Strategic Objectives: Challenging Dollar Dominance
The timing isn’t accidental. With nearly 99% of today’s stablecoin market tied to the US dollar, China sees an opening to chip away at greenback hegemony in cross-border payments. The State Council’s roadmap aims to use CNY stablecoins for trade settlement among BRI partners and Shanghai Cooperation Organisation members. This would reduce friction in cross-border transactions while giving these countries an alternative to SWIFT-dominated rails.
AxCNH, announced at the recent BRI summit, is already being piloted for international settlements – proof that this isn’t just policy theater.

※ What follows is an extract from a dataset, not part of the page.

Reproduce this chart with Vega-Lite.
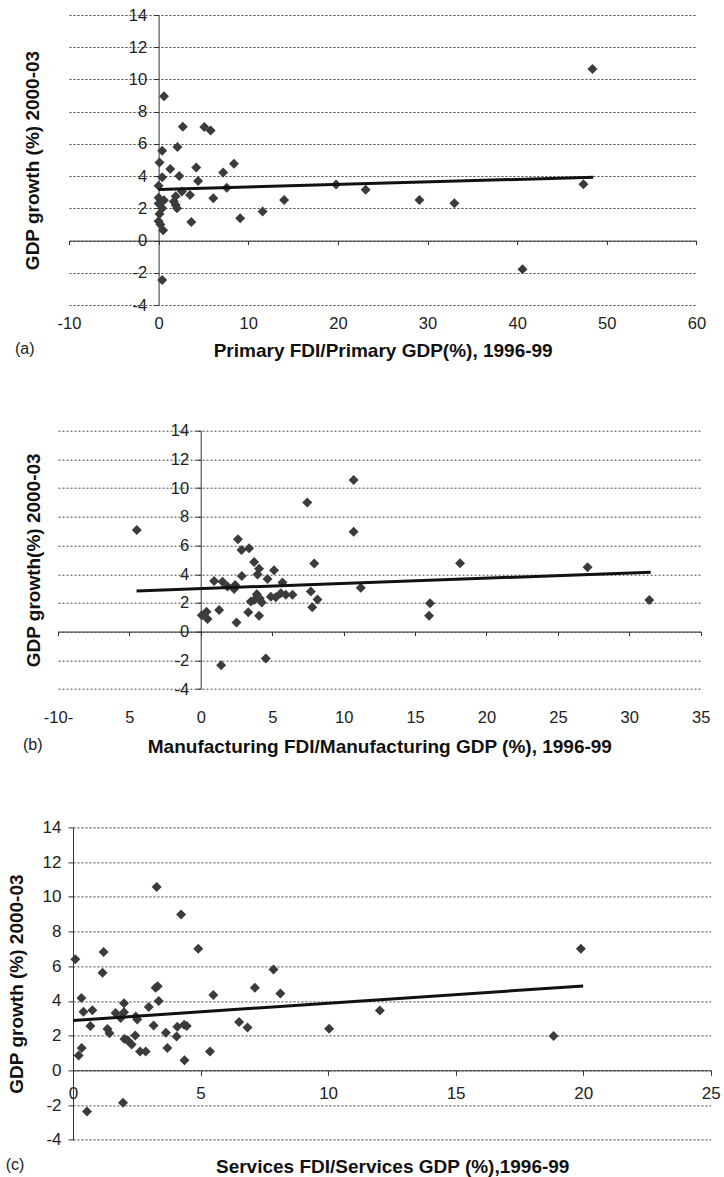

However, China’s notoriously strict capital controls remain a hurdle; seamless convertibility will be key if Beijing wants overseas partners to trust digital yuan equivalents as much as they trust dollars or euros.
CNY Stablecoins: The DeFi Wildcard
If yuan-backed stablecoins gain traction beyond regulated payment corridors, they could become the foundation for an entirely new class of DeFi products denominated in RMB. Imagine liquidity pools, lending markets, or synthetic assets built around CNY pairs – all outside traditional banking channels.

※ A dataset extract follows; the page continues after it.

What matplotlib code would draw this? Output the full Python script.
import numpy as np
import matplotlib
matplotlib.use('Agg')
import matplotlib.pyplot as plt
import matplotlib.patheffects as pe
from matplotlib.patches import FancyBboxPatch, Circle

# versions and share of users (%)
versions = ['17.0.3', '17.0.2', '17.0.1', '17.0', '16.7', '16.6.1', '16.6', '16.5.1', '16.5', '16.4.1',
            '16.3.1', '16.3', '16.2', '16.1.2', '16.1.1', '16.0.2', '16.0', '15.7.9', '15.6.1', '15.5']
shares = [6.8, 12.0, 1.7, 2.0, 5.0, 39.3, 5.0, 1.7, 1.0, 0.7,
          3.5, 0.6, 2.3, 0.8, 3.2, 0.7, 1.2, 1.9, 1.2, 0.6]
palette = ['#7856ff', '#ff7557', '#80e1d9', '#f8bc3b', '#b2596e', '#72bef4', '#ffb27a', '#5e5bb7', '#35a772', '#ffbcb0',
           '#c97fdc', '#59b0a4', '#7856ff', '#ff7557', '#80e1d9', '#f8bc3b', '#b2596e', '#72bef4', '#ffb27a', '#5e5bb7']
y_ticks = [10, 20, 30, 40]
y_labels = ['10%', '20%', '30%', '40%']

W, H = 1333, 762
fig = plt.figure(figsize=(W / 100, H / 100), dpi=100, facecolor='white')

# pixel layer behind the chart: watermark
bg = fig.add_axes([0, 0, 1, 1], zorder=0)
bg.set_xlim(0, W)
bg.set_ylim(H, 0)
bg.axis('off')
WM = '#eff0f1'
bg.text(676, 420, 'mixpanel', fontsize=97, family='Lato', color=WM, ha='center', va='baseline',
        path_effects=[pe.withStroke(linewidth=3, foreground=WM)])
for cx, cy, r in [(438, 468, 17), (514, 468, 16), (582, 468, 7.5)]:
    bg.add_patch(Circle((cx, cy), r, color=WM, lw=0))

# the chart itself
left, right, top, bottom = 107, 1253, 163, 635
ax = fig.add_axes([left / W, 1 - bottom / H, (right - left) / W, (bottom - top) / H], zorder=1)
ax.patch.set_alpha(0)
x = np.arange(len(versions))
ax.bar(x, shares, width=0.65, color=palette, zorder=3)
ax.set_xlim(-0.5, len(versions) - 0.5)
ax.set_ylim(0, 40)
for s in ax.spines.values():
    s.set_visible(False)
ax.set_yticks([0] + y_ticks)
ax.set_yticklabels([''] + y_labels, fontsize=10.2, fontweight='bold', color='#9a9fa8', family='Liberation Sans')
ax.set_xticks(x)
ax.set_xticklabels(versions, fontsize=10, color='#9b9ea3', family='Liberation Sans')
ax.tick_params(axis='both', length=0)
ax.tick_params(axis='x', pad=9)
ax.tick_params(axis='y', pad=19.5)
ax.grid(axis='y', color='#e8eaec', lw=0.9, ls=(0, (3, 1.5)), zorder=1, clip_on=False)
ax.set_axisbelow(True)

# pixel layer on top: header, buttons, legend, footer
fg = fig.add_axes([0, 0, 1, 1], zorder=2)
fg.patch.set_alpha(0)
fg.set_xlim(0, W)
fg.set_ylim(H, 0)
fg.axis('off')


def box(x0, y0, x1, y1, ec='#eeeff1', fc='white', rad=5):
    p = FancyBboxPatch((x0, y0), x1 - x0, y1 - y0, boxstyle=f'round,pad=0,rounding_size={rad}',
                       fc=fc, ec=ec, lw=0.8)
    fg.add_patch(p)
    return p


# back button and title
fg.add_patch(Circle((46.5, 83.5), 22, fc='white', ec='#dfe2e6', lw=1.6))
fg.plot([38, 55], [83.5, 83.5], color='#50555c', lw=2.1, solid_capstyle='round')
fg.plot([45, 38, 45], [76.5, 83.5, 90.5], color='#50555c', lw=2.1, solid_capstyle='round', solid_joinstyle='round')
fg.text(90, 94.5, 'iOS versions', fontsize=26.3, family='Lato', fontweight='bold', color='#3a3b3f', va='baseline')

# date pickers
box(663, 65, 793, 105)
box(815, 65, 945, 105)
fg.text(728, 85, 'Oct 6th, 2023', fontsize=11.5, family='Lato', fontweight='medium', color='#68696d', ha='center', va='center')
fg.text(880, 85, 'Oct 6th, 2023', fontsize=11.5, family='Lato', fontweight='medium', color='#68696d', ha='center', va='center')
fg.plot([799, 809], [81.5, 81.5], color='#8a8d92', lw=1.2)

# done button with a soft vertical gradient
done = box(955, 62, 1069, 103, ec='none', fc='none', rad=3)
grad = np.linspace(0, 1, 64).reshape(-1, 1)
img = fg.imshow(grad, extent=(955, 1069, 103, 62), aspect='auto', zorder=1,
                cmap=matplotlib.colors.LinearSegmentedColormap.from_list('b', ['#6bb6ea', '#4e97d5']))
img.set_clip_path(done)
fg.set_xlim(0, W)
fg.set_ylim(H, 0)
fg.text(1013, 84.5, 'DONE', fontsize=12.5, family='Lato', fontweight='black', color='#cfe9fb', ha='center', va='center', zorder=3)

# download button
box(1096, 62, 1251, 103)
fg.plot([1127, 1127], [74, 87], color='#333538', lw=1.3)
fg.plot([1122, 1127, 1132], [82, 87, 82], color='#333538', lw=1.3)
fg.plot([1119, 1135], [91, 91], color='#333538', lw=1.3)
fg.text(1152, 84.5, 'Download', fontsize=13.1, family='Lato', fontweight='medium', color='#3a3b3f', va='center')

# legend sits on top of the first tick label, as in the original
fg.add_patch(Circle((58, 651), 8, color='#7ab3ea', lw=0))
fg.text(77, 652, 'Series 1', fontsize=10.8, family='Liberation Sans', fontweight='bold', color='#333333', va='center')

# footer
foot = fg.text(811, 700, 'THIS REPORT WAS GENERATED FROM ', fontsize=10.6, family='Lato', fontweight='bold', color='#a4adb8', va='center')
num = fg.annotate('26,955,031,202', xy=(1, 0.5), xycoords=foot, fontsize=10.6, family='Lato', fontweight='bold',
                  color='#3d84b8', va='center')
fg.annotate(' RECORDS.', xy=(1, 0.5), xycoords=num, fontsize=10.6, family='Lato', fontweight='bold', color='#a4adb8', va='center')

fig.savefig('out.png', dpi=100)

The catch? China’s centralization-first ethos runs counter to DeFi’s permissionless spirit. Unless regulatory frameworks evolve to allow some degree of interoperability with open protocols, we’ll likely see two parallel tracks: tightly controlled institutional flows on one side and grassroots experimentation (possibly offshore) on the other.
For traders and investors, this bifurcation presents both risk and opportunity. On the one hand, the emergence of regulated CNY stablecoins could enable new arbitrage strategies between onshore and offshore yuan markets, especially as liquidity deepens in Hong Kong. On the other, regulatory whiplash remains a constant threat – as seen with Ant Group and JD. com’s recent pullbacks after Beijing’s intervention. The lesson is clear: move fast, but never underestimate policy risk in China’s evolving digital currency landscape.
Another wildcard is how quickly CNY stablecoins can build international trust. While the Hong Kong ordinance provides a robust compliance framework, global adoption hinges on counterparty confidence in both the peg and China’s willingness to allow capital movement. For now, most BRI partners will likely use these stablecoins for trade settlement rather than as reserve assets or DeFi collateral. But that could change if pilot programs like AxCNH prove successful at scale.
What to Watch: Key Risks and Next Steps
As we head into 2026, several signals will determine whether China’s yuan-backed stablecoin push becomes a true paradigm shift:
- Regulatory clarity: Will mainland regulators harmonize with Hong Kong’s sandbox or clamp down further?
- Liquidity: Are secondary markets for CNY stablecoins deep enough to support real cross-border flow?
- Interoperability: Can these tokens plug into global DeFi protocols without running afoul of Chinese capital controls?
- User adoption: Do BRI countries embrace CNY stablecoins for trade settlement over USD alternatives?
If even two of these four dominoes fall in China’s favor, expect a rapid acceleration of yuan internationalization via digital assets. For crypto-native players, monitoring regulatory updates from both Beijing and Hong Kong is now mission-critical.
The bottom line: China isn’t just rolling out another digital currency – it’s testing whether state-backed stablecoins can rewrite the rules of global finance. The next twelve months will reveal whether this experiment stays regional or becomes the first real challenge to dollar dominance in the crypto era.